Begin INFORMATION PROVIDED

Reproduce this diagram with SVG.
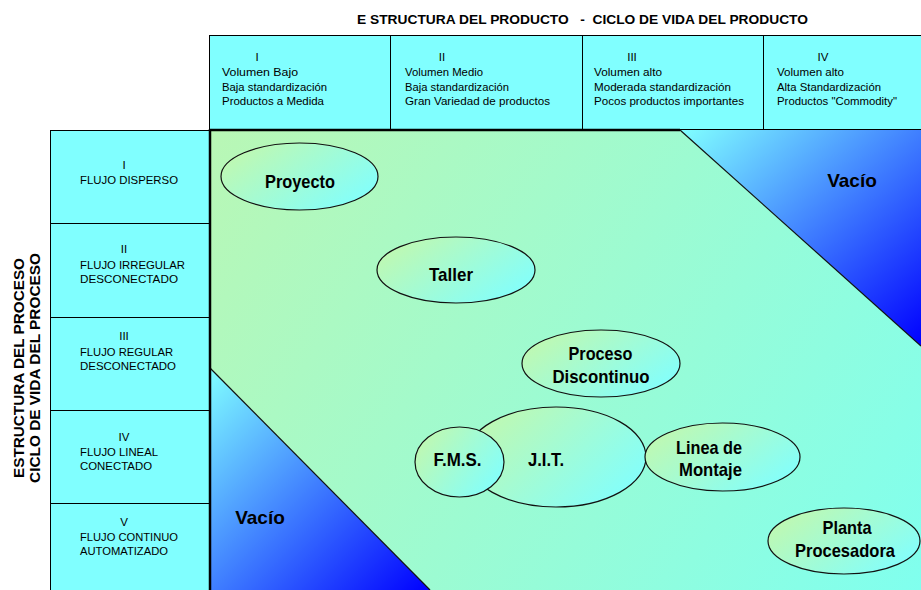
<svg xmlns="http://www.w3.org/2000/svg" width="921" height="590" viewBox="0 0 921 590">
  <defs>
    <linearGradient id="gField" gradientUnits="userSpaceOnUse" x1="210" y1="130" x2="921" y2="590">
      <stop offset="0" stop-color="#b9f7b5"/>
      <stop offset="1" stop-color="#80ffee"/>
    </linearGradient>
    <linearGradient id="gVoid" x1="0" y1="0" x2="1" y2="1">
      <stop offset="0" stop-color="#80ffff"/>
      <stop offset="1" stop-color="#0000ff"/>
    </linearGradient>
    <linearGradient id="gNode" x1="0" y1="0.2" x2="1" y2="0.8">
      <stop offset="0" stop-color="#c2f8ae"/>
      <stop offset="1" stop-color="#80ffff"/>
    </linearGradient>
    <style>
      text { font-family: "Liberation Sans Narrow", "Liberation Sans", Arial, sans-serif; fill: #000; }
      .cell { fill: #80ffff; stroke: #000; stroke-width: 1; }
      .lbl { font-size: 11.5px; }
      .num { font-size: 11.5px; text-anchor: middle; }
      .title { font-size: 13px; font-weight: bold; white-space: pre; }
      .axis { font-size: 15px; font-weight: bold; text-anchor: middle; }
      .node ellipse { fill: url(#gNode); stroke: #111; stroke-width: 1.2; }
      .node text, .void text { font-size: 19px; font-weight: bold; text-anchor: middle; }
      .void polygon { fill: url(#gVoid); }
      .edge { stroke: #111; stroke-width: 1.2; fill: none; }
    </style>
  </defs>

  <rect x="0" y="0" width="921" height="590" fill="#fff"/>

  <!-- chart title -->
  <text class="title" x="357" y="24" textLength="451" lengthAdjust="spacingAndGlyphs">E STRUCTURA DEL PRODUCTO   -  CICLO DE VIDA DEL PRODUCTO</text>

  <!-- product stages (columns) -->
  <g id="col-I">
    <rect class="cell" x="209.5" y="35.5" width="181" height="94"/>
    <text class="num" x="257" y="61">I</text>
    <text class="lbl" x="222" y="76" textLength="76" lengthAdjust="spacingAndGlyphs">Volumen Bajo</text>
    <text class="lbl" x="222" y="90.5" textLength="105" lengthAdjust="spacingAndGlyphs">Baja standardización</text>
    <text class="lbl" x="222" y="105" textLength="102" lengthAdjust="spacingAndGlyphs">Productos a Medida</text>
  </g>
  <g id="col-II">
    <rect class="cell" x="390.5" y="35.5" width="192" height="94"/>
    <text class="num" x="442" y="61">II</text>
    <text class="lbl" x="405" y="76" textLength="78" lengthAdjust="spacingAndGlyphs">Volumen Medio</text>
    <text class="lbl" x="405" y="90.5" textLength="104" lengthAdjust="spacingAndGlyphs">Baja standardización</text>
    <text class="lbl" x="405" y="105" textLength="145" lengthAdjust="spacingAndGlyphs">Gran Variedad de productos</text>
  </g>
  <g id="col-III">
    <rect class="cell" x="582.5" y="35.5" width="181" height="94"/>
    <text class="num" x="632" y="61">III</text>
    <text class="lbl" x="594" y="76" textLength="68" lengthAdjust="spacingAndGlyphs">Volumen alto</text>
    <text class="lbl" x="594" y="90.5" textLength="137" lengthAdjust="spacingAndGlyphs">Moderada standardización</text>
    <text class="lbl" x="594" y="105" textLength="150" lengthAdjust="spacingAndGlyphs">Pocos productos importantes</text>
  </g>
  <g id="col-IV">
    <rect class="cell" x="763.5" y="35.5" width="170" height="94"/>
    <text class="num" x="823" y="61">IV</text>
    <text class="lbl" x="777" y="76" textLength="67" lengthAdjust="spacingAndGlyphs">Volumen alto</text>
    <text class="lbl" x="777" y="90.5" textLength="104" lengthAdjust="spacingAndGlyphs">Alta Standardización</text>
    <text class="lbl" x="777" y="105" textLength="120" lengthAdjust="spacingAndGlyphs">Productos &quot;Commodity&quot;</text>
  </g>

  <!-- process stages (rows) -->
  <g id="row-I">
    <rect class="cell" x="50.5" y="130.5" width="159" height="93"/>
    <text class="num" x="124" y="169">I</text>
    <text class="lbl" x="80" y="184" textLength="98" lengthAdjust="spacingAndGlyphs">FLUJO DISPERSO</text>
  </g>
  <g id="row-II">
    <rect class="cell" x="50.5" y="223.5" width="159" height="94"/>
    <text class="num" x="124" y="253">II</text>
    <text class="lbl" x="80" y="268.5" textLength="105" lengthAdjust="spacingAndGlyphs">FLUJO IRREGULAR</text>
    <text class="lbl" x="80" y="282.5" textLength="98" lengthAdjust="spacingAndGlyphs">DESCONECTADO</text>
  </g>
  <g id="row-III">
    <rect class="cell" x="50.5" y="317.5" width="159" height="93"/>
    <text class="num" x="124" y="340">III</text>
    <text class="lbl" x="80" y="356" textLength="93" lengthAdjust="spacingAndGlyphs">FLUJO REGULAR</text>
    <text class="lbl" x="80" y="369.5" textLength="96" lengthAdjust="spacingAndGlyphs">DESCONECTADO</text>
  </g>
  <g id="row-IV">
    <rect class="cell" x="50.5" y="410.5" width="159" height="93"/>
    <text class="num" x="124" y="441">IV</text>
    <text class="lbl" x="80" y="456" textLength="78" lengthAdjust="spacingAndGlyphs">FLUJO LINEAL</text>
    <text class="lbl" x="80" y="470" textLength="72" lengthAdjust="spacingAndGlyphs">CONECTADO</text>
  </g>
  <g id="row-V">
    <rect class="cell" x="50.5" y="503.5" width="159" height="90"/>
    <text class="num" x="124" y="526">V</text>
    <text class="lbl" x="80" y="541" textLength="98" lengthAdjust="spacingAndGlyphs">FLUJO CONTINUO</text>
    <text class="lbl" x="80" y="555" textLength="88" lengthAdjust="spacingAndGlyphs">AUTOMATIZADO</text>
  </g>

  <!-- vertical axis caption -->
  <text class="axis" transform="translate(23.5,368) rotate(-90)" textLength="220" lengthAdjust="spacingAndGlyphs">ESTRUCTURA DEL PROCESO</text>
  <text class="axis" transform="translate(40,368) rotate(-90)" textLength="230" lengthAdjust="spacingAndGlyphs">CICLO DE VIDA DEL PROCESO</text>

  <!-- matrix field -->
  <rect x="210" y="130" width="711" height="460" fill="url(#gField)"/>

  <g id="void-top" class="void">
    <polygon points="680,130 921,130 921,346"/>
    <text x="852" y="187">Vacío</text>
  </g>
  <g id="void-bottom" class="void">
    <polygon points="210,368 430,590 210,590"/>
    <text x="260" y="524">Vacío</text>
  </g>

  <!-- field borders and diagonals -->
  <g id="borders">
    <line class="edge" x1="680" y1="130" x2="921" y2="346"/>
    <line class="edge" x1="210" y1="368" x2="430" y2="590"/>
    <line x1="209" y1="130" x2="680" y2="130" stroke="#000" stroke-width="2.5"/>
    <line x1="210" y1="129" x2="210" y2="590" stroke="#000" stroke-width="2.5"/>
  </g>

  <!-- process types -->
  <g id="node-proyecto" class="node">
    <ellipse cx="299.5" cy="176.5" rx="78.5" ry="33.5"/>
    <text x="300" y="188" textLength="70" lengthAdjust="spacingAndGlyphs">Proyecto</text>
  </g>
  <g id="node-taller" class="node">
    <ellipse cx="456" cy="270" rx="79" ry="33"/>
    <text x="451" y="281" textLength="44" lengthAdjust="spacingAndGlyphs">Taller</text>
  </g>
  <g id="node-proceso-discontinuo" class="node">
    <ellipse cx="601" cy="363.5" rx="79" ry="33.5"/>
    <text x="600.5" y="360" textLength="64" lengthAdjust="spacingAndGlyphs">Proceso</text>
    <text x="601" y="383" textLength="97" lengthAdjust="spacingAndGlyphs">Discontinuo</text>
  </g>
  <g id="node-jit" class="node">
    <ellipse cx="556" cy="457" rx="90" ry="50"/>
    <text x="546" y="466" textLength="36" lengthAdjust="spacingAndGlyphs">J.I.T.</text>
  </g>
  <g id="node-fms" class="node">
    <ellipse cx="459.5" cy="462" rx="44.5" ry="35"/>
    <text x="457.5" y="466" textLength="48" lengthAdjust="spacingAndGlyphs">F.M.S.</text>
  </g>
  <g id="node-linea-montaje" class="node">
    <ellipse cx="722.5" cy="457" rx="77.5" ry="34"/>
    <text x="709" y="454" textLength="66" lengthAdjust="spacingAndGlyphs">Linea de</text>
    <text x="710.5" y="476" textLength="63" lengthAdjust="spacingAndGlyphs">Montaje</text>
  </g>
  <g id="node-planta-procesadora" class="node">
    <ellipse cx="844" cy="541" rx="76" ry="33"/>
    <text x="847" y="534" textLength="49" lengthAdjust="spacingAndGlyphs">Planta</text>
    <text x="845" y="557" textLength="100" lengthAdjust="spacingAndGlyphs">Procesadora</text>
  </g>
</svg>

End INFORMATION PROVIDED

# PROBLEM
Up to and including the line containing "VIDA DEL PRODUCTO</text>", repeat every line from the start of the data, but none of the pictures.

# EXPECTED ANSWER
Reproduce this diagram with SVG.
<svg xmlns="http://www.w3.org/2000/svg" width="921" height="590" viewBox="0 0 921 590">
  <defs>
    <linearGradient id="gField" gradientUnits="userSpaceOnUse" x1="210" y1="130" x2="921" y2="590">
      <stop offset="0" stop-color="#b9f7b5"/>
      <stop offset="1" stop-color="#80ffee"/>
    </linearGradient>
    <linearGradient id="gVoid" x1="0" y1="0" x2="1" y2="1">
      <stop offset="0" stop-color="#80ffff"/>
      <stop offset="1" stop-color="#0000ff"/>
    </linearGradient>
    <linearGradient id="gNode" x1="0" y1="0.2" x2="1" y2="0.8">
      <stop offset="0" stop-color="#c2f8ae"/>
      <stop offset="1" stop-color="#80ffff"/>
    </linearGradient>
    <style>
      text { font-family: "Liberation Sans Narrow", "Liberation Sans", Arial, sans-serif; fill: #000; }
      .cell { fill: #80ffff; stroke: #000; stroke-width: 1; }
      .lbl { font-size: 11.5px; }
      .num { font-size: 11.5px; text-anchor: middle; }
      .title { font-size: 13px; font-weight: bold; white-space: pre; }
      .axis { font-size: 15px; font-weight: bold; text-anchor: middle; }
      .node ellipse { fill: url(#gNode); stroke: #111; stroke-width: 1.2; }
      .node text, .void text { font-size: 19px; font-weight: bold; text-anchor: middle; }
      .void polygon { fill: url(#gVoid); }
      .edge { stroke: #111; stroke-width: 1.2; fill: none; }
    </style>
  </defs>

  <rect x="0" y="0" width="921" height="590" fill="#fff"/>

  <!-- chart title -->
  <text class="title" x="357" y="24" textLength="451" lengthAdjust="spacingAndGlyphs">E STRUCTURA DEL PRODUCTO   -  CICLO DE VIDA DEL PRODUCTO</text>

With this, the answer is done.